◆ **Your goal**: The data below should be printed in full, exactly, and without any of its images.

#### Material provided

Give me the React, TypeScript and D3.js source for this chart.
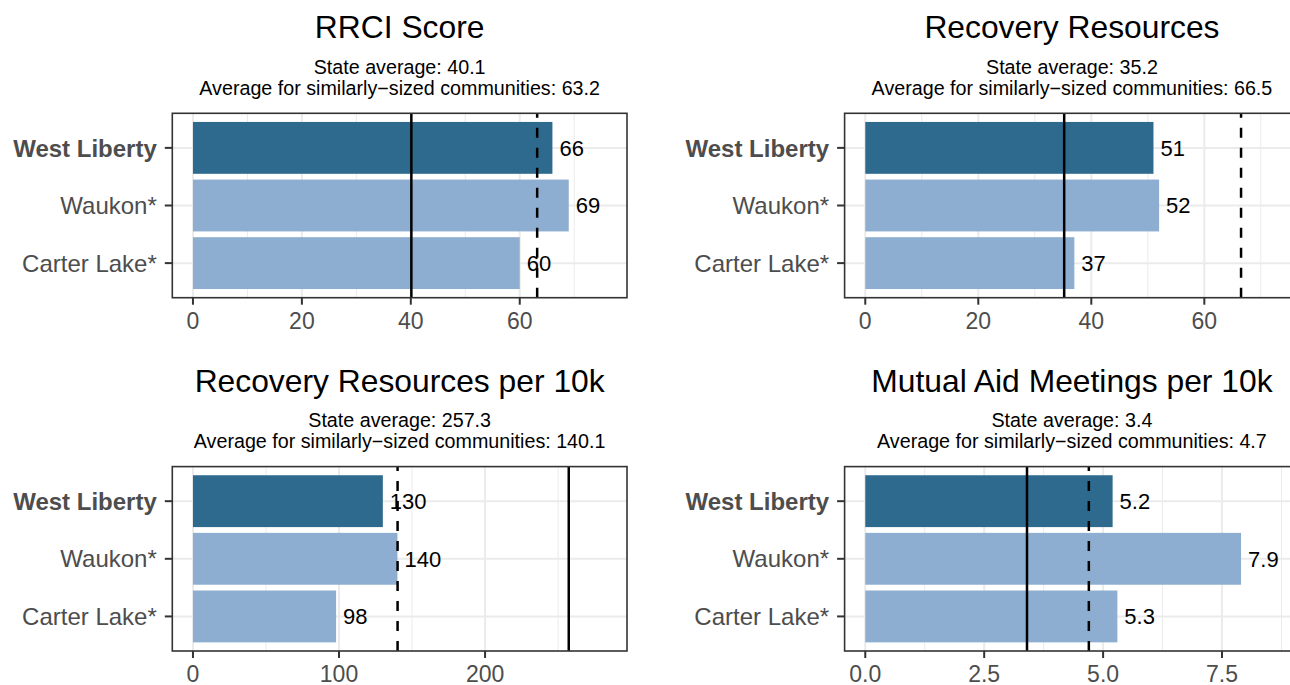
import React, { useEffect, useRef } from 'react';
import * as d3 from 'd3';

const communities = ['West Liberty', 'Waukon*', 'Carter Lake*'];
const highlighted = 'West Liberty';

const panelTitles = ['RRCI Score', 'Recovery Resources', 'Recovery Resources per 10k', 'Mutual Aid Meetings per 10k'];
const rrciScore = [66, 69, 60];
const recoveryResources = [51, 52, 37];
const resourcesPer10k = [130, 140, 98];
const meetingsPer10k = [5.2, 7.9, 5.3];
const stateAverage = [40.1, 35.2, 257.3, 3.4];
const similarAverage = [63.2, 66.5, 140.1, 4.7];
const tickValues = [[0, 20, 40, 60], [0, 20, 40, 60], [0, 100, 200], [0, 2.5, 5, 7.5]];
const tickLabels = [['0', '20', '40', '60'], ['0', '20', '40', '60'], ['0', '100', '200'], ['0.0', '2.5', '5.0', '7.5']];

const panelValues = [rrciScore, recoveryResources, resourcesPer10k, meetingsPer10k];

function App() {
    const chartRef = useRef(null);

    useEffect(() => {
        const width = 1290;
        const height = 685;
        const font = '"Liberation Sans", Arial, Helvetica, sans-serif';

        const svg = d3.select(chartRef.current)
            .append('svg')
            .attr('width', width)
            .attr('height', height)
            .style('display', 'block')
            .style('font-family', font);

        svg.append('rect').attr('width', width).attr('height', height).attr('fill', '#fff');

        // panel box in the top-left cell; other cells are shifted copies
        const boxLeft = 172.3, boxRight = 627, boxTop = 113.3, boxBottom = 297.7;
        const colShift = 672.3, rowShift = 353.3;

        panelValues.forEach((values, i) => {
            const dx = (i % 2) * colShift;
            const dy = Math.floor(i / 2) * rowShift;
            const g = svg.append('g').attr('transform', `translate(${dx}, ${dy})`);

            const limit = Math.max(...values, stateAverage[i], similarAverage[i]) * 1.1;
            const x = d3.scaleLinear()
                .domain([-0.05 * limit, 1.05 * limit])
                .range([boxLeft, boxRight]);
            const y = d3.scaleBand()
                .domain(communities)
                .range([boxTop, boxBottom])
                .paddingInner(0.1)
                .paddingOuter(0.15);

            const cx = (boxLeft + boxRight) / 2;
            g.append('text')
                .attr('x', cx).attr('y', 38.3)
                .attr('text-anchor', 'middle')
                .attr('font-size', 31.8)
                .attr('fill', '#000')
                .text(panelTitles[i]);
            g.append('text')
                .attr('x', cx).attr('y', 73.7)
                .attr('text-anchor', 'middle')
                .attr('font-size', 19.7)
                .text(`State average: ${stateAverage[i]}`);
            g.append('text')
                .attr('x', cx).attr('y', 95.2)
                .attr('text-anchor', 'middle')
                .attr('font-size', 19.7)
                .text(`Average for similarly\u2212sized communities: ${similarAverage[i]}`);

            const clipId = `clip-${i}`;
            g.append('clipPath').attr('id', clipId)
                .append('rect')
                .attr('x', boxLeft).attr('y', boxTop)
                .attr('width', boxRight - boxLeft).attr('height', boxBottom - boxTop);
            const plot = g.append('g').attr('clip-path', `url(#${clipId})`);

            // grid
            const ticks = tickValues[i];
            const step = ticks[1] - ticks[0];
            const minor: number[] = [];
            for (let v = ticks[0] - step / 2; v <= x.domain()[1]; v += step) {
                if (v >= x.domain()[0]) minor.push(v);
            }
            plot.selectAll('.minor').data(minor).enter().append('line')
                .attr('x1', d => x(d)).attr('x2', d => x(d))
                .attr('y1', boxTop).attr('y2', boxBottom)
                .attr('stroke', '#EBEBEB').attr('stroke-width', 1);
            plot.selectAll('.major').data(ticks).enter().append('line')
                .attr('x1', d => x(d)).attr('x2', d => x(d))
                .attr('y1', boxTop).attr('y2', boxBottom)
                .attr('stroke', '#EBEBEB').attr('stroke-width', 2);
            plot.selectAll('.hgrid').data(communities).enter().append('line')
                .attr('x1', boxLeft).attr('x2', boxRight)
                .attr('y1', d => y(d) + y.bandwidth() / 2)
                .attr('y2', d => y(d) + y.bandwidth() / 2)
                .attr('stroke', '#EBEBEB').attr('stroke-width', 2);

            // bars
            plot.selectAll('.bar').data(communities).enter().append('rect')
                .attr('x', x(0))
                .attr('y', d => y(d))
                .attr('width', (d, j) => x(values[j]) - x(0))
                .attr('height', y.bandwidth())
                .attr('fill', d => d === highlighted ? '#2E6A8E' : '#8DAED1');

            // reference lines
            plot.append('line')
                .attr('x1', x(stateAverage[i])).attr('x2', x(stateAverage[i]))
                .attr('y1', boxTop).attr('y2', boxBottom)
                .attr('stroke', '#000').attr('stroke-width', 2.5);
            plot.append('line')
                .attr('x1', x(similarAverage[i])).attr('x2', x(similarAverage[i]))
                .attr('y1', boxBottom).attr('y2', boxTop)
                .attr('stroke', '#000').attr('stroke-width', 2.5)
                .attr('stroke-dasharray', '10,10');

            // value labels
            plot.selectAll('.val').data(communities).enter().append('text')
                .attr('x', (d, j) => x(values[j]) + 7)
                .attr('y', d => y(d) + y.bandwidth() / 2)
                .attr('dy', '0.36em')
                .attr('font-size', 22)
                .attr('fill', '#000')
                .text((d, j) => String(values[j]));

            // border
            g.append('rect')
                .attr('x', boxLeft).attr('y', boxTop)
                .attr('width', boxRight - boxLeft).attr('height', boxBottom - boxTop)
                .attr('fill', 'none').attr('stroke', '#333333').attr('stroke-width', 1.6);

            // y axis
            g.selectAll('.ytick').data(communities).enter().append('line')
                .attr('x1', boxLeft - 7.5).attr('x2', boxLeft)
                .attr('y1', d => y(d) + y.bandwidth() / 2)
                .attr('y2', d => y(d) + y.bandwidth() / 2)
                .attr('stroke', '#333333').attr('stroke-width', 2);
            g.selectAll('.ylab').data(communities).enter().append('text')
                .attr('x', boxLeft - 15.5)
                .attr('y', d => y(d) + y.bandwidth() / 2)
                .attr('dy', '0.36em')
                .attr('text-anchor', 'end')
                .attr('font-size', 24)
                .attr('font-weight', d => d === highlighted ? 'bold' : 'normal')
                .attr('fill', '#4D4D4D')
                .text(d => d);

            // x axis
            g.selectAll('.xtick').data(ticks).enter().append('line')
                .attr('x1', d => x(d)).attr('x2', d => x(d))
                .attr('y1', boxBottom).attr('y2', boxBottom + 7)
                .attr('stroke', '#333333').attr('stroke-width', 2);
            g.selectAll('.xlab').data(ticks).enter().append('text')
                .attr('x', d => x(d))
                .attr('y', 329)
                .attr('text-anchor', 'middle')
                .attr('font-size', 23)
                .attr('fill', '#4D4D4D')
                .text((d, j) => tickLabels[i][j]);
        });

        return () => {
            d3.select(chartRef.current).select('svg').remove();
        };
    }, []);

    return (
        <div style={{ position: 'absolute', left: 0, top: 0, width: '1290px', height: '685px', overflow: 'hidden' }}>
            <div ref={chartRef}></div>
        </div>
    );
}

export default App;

########

◆ **Result below**:
Give me the React, TypeScript and D3.js source for this chart.
import React, { useEffect, useRef } from 'react';
import * as d3 from 'd3';

const communities = ['West Liberty', 'Waukon*', 'Carter Lake*'];
const highlighted = 'West Liberty';

const panelTitles = ['RRCI Score', 'Recovery Resources', 'Recovery Resources per 10k', 'Mutual Aid Meetings per 10k'];
const rrciScore = [66, 69, 60];
const recoveryResources = [51, 52, 37];
const resourcesPer10k = [130, 140, 98];
const meetingsPer10k = [5.2, 7.9, 5.3];
const stateAverage = [40.1, 35.2, 257.3, 3.4];
const similarAverage = [63.2, 66.5, 140.1, 4.7];
const tickValues = [[0, 20, 40, 60], [0, 20, 40, 60], [0, 100, 200], [0, 2.5, 5, 7.5]];
const tickLabels = [['0', '20', '40', '60'], ['0', '20', '40', '60'], ['0', '100', '200'], ['0.0', '2.5', '5.0', '7.5']];

const panelValues = [rrciScore, recoveryResources, resourcesPer10k, meetingsPer10k];

function App() {
    const chartRef = useRef(null);

    useEffect(() => {
        const width = 1290;
        const height = 685;
        const font = '"Liberation Sans", Arial, Helvetica, sans-serif';

        const svg = d3.select(chartRef.current)
            .append('svg')
            .attr('width', width)
            .attr('height', height)
            .style('display', 'block')
            .style('font-family', font);

        svg.append('rect').attr('width', width).attr('height', height).attr('fill', '#fff');

        // panel box in the top-left cell; other cells are shifted copies
        const boxLeft = 172.3, boxRight = 627, boxTop = 113.3, boxBottom = 297.7;
        const colShift = 672.3, rowShift = 353.3;

        panelValues.forEach((values, i) => {
            const dx = (i % 2) * colShift;
            const dy = Math.floor(i / 2) * rowShift;
            const g = svg.append('g').attr('transform', `translate(${dx}, ${dy})`);

            const limit = Math.max(...values, stateAverage[i], similarAverage[i]) * 1.1;
            const x = d3.scaleLinear()
                .domain([-0.05 * limit, 1.05 * limit])
                .range([boxLeft, boxRight]);
            const y = d3.scaleBand()
                .domain(communities)
                .range([boxTop, boxBottom])
                .paddingInner(0.1)
                .paddingOuter(0.15);

            const cx = (boxLeft + boxRight) / 2;
            g.append('text')
                .attr('x', cx).attr('y', 38.3)
                .attr('text-anchor', 'middle')
                .attr('font-size', 31.8)
                .attr('fill', '#000')
                .text(panelTitles[i]);
            g.append('text')
                .attr('x', cx).attr('y', 73.7)
                .attr('text-anchor', 'middle')
                .attr('font-size', 19.7)
                .text(`State average: ${stateAverage[i]}`);
            g.append('text')
                .attr('x', cx).attr('y', 95.2)
                .attr('text-anchor', 'middle')
                .attr('font-size', 19.7)
                .text(`Average for similarly\u2212sized communities: ${similarAverage[i]}`);

            const clipId = `clip-${i}`;
            g.append('clipPath').attr('id', clipId)
                .append('rect')
                .attr('x', boxLeft).attr('y', boxTop)
                .attr('width', boxRight - boxLeft).attr('height', boxBottom - boxTop);
            const plot = g.append('g').attr('clip-path', `url(#${clipId})`);

            // grid
            const ticks = tickValues[i];
            const step = ticks[1] - ticks[0];
            const minor: number[] = [];
            for (let v = ticks[0] - step / 2; v <= x.domain()[1]; v += step) {
                if (v >= x.domain()[0]) minor.push(v);
            }
            plot.selectAll('.minor').data(minor).enter().append('line')
                .attr('x1', d => x(d)).attr('x2', d => x(d))
                .attr('y1', boxTop).attr('y2', boxBottom)
                .attr('stroke', '#EBEBEB').attr('stroke-width', 1);
            plot.selectAll('.major').data(ticks).enter().append('line')
                .attr('x1', d => x(d)).attr('x2', d => x(d))
                .attr('y1', boxTop).attr('y2', boxBottom)
                .attr('stroke', '#EBEBEB').attr('stroke-width', 2);
            plot.selectAll('.hgrid').data(communities).enter().append('line')
                .attr('x1', boxLeft).attr('x2', boxRight)
                .attr('y1', d => y(d) + y.bandwidth() / 2)
                .attr('y2', d => y(d) + y.bandwidth() / 2)
                .attr('stroke', '#EBEBEB').attr('stroke-width', 2);

            // bars
            plot.selectAll('.bar').data(communities).enter().append('rect')
                .attr('x', x(0))
                .attr('y', d => y(d))
                .attr('width', (d, j) => x(values[j]) - x(0))
                .attr('height', y.bandwidth())
                .attr('fill', d => d === highlighted ? '#2E6A8E' : '#8DAED1');

            // reference lines
            plot.append('line')
                .attr('x1', x(stateAverage[i])).attr('x2', x(stateAverage[i]))
                .attr('y1', boxTop).attr('y2', boxBottom)
                .attr('stroke', '#000').attr('stroke-width', 2.5);
            plot.append('line')
                .attr('x1', x(similarAverage[i])).attr('x2', x(similarAverage[i]))
                .attr('y1', boxBottom).attr('y2', boxTop)
                .attr('stroke', '#000').attr('stroke-width', 2.5)
                .attr('stroke-dasharray', '10,10');

            // value labels
            plot.selectAll('.val').data(communities).enter().append('text')
                .attr('x', (d, j) => x(values[j]) + 7)
                .attr('y', d => y(d) + y.bandwidth() / 2)
                .attr('dy', '0.36em')
                .attr('font-size', 22)
                .attr('fill', '#000')
                .text((d, j) => String(values[j]));

            // border
            g.append('rect')
                .attr('x', boxLeft).attr('y', boxTop)
                .attr('width', boxRight - boxLeft).attr('height', boxBottom - boxTop)
                .attr('fill', 'none').attr('stroke', '#333333').attr('stroke-width', 1.6);

            // y axis
            g.selectAll('.ytick').data(communities).enter().append('line')
                .attr('x1', boxLeft - 7.5).attr('x2', boxLeft)
                .attr('y1', d => y(d) + y.bandwidth() / 2)
                .attr('y2', d => y(d) + y.bandwidth() / 2)
                .attr('stroke', '#333333').attr('stroke-width', 2);
            g.selectAll('.ylab').data(communities).enter().append('text')
                .attr('x', boxLeft - 15.5)
                .attr('y', d => y(d) + y.bandwidth() / 2)
                .attr('dy', '0.36em')
                .attr('text-anchor', 'end')
                .attr('font-size', 24)
                .attr('font-weight', d => d === highlighted ? 'bold' : 'normal')
                .attr('fill', '#4D4D4D')
                .text(d => d);

            // x axis
            g.selectAll('.xtick').data(ticks).enter().append('line')
                .attr('x1', d => x(d)).attr('x2', d => x(d))
                .attr('y1', boxBottom).attr('y2', boxBottom + 7)
                .attr('stroke', '#333333').attr('stroke-width', 2);
            g.selectAll('.xlab').data(ticks).enter().append('text')
                .attr('x', d => x(d))
                .attr('y', 329)
                .attr('text-anchor', 'middle')
                .attr('font-size', 23)
                .attr('fill', '#4D4D4D')
                .text((d, j) => tickLabels[i][j]);
        });

        return () => {
            d3.select(chartRef.current).select('svg').remove();
        };
    }, []);

    return (
        <div style={{ position: 'absolute', left: 0, top: 0, width: '1290px', height: '685px', overflow: 'hidden' }}>
            <div ref={chartRef}></div>
        </div>
    );
}

export default App;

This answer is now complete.